20 But Not Yet 21
- Renée
- Apr 23, 2023
- 5 min read
I'm going to be freestyling this, in the true spirit of a 20-year-old.
I am so grateful to have made it to twenty. I say that because there were times when I never thought I’d make it to 18. The idea of me living my own life seemed further than a dream and more like an optical illusion. I had only one plan when I made it to 18, and that was to get a tattoo. Nothing crazy because I just wanted the evidence that I had officially made it into adulthood. The funny thing is, I didn’t get my ink until I was 19. Instead, my gift into adulthood was the crippling feeling that I was already running out of time. It’s a sadly universal aspect of growing up.
As a child, you have no real understanding of what life is like once you officially become too old for the bouncy castles. There is no reason to comprehend life past limitless fun. I don’t know about you, but for me that meant a real shock to the system when I had to navigate this new world. Adulthood as we know it, is the bouncy castle without air. It can often feel like trying to find the joy in something you love, but quickly realise there’s no room for a smile in the professional world. I know it sounds weird that I’m detailing my thoughts on adulthood when I’ve been here for five seconds. But on a real, this type of living is dull enough to put a spirit to rest honey. Only twenty but I have already unsubscribed from whatever reality this is.

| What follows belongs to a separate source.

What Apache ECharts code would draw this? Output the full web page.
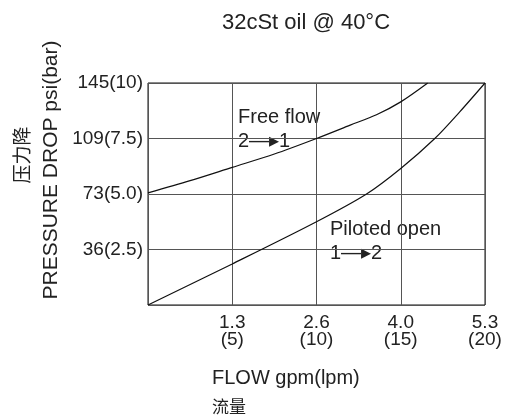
<!DOCTYPE html>
<html>
<head>
<meta charset="utf-8">
<script src="https://cdn.jsdelivr.net/npm/echarts@6/dist/echarts.min.js"></script>
<style>
html, body { margin: 0; padding: 0; background: #fff; }
#main { width: 510px; height: 419px; }
</style>
</head>
<body>
<div id="main"></div>
<script>
var myChart = echarts.init(document.getElementById('main'));

// tick labels: psi(bar) on y, gpm(lpm) on x
var yTicks = [0, 2.5, 5, 7.5, 10];
var yTickLabels = ['', '36(2.5)', '73(5.0)', '109(7.5)', '145(10)'];
var xTicks = [0, 5, 10, 15, 20];
var xTickLabels = ['', '1.3\n(5)', '2.6\n(10)', '4.0\n(15)', '5.3\n(20)'];

// curves, flow in lpm / pressure drop in bar
var freeFlowLpm = [0, 2.5, 5, 7.5, 10, 12, 13.56, 15, 16.6];
var freeFlowBar = [5.05, 5.6, 6.2, 6.8, 7.5, 8.1, 8.57, 9.15, 10];
var pilotedLpm = [0, 5, 10, 12.97, 15, 17.02, 18.5, 20];
var pilotedBar = [0, 1.85, 3.75, 5.0, 6.15, 7.5, 8.7, 10];

function pairs(xs, ys) {
    return xs.map(function (x, i) { return [x, ys[i]]; });
}

var font = '"Liberation Sans", Arial, sans-serif';
var cjk = '"Noto Sans CJK SC", sans-serif';
var txt = '#222';

var option = {
    backgroundColor: '#fff',
    animation: false,
    title: {
        text: '32cSt oil @ 40°C',
        left: 301,
        top: 7,
        textAlign: 'center',
        textStyle: { fontFamily: font, fontSize: 22, fontWeight: 'normal', color: txt }
    },
    grid: {
        left: 148, right: 25, top: 83, bottom: 114,
        show: true, borderColor: '#111', borderWidth: 1
    },
    xAxis: {
        type: 'value',
        min: 0, max: 20, interval: 5,
        axisLine: { show: false },
        axisTick: { show: false },
        splitLine: { show: true, lineStyle: { color: '#555', width: 1 } },
        axisLabel: {
            fontFamily: font, fontSize: 19, color: txt, lineHeight: 17, margin: 9,
            formatter: function (v) { return xTickLabels[xTicks.indexOf(v)] || ''; }
        }
    },
    yAxis: {
        type: 'value',
        min: 0, max: 10, interval: 2.5,
        axisLine: { show: false },
        axisTick: { show: false },
        splitLine: { show: true, lineStyle: { color: '#555', width: 1 } },
        axisLabel: {
            fontFamily: font, fontSize: 19, color: txt, margin: 5,
            formatter: function (v) { return yTickLabels[yTicks.indexOf(v)] || ''; }
        }
    },
    graphic: [
        { type: 'text', x: 51, y: 170, rotation: Math.PI / 2,
          style: { text: 'PRESSURE DROP psi(bar)', font: '21px ' + font, fill: txt, align: 'center', verticalAlign: 'middle' } },
        { type: 'text', x: 22, y: 155, rotation: Math.PI / 2,
          style: { text: '压力降', font: '19px ' + cjk, fill: txt, align: 'center', verticalAlign: 'middle' } },
        { type: 'text', x: 212, y: 378,
          style: { text: 'FLOW gpm(lpm)', font: '20px ' + font, fill: txt, align: 'left', verticalAlign: 'middle' } },
        { type: 'text', x: 212, y: 407,
          style: { text: '流量', font: '17px ' + cjk, fill: txt, align: 'left', verticalAlign: 'middle' } },
        { type: 'text', x: 238, y: 117,
          style: { text: 'Free flow', font: '20px ' + font, fill: txt, align: 'left', verticalAlign: 'middle' } },
        { type: 'text', x: 238, y: 141,
          style: { text: '2\u2014\u25B81', font: '20px ' + font, fill: txt, align: 'left', verticalAlign: 'middle' } },
        { type: 'text', x: 330, y: 229,
          style: { text: 'Piloted open', font: '20px ' + font, fill: txt, align: 'left', verticalAlign: 'middle' } },
        { type: 'text', x: 330, y: 253,
          style: { text: '1\u2014\u25B82', font: '20px ' + font, fill: txt, align: 'left', verticalAlign: 'middle' } }
    ],
    series: [
        {
            name: 'Free flow',
            type: 'line',
            data: pairs(freeFlowLpm, freeFlowBar),
            smooth: 0.3,
            showSymbol: false,
            lineStyle: { color: '#111', width: 1.2 }
        },
        {
            name: 'Piloted open',
            type: 'line',
            data: pairs(pilotedLpm, pilotedBar),
            smooth: 0.3,
            showSymbol: false,
            lineStyle: { color: '#111', width: 1.2 }
        }
    ]
};

myChart.setOption(option);
</script>
</body>
</html>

I’ve seen my tip of the iceberg in this manmade world, and I vowed to choose peace. The only thing we see are adults constantly chasing something. It’s not happiness, it’s not fun, it’s always money. Unfortunately, money does make this world go round, and so it’ll always be here. You can’t say the same for your joy and sanity. I have young parents, and my dad is constantly justifying his work stress by saying “it’s the real world”. I don’t respond because since when did living automatically equate to stress? I want to talk to whoever decided they were mutually exclusive concepts. To me, existing is one the most precious gifts there is. The opportunity is such a blessing that you only need to do it once. So that brings me to say, if we only have one chance to live, why on earth would we choose to spend it in empty misery? Something just doesn’t add up.
Yasmin at 9 years old could tell you that adults were weird. I’ve never once met a grown up who I didn’t think was at least a little bit strange. I understand why now. The world that we created, is the weirdest version of life there is. Most people have forgotten what it means to live for themselves. I’d bet that they forgot as soon as they had to earn a wage to live. It’s normal for your desires to change, but what we don’t notice is that we alter them to fit around a completely industrialised way of living. Before you say we absolutely must live this way to survive, I’ll let you save your breath. I am unapologetically one of those people who think we should be living natural, staying in tune with the earth and out of touch with damaging creations. This concept of living will never seem normal to me. I believe this at only twenty, so what will I do in a few decades time?
Before I reach 40, I will be turning 21 of course. I’m a summer baby so I never care too much on what to do, I just need the sun and I’m thriving and happy. This year is a little different for me though. Last year, I had manifested turning 20 abroad and did just that. This year, I was guided away from booking a solo trip to do it again. I’m a believer that there’s always a reason for redirection and that the universe has other plans. What gets me is just the fact that I’ll be turning 21, with no clue how. I don’t even know how I got to 20 and a half. I like to at least know the gist of a plan but I decided to just let the universe flow this time. Soon after my last birthday, my whole world got turned upside down. My mother had kicked me out, I started some serious healing, had to reconcile with the other estranged parent, all while trying to float in a career path that I was still learning to love. I learnt exactly what it meant to trust that you’re always on the right path that year. Being so young and hopeful, I had no other choice but to just keep faith.
With the universally legal age on the horizon, I’m figuring out how to enter yet again with trust. My life experiences have already shown me what I don’t want, and what I desire. One thing’s for certain, I will not grow closer to the concept of an adult with a job but no joy, and a heart but no spirit. By now, I think we can depict that I am writing this to prevent an unscheduled life crisis. Currently, I’m periodically convincing myself that rather than being okay with not having it figured out, I need to be okay with just being myself. Not attaching myself to an ideal, a career, a falsified sense of happiness. A lot of our society creates the illusion that to be fulfilled, we must first live by the unspoken rules, sell our souls, and even then nothing good is guaranteed.
My 21 is about embracing the liberation I innately have, rather than worrying about how I could fit it into a box. The first half of 20 taught me that I can “have it all” and I can do it well despite everything. The second half is teaching me that I am entitled to create and experience my own joy, at any pace in whichever capacity I choose.
It’s inevitable that we age. We do however get to decide how we do that. Will you be starting the next chapters with as a passenger in your own life, or will you decide to take the wheel? The driver’s seat is always open, no matter how old you may be. The chance to curate your life, and fulfil your true desires, exists at every moment. So, I’m signing off this post as: The twenty-year-old who needed those last thousand words to remind herself that she is always at a beautiful beginning, and time is a subjective illusion.
Find joy in the pace of your own life.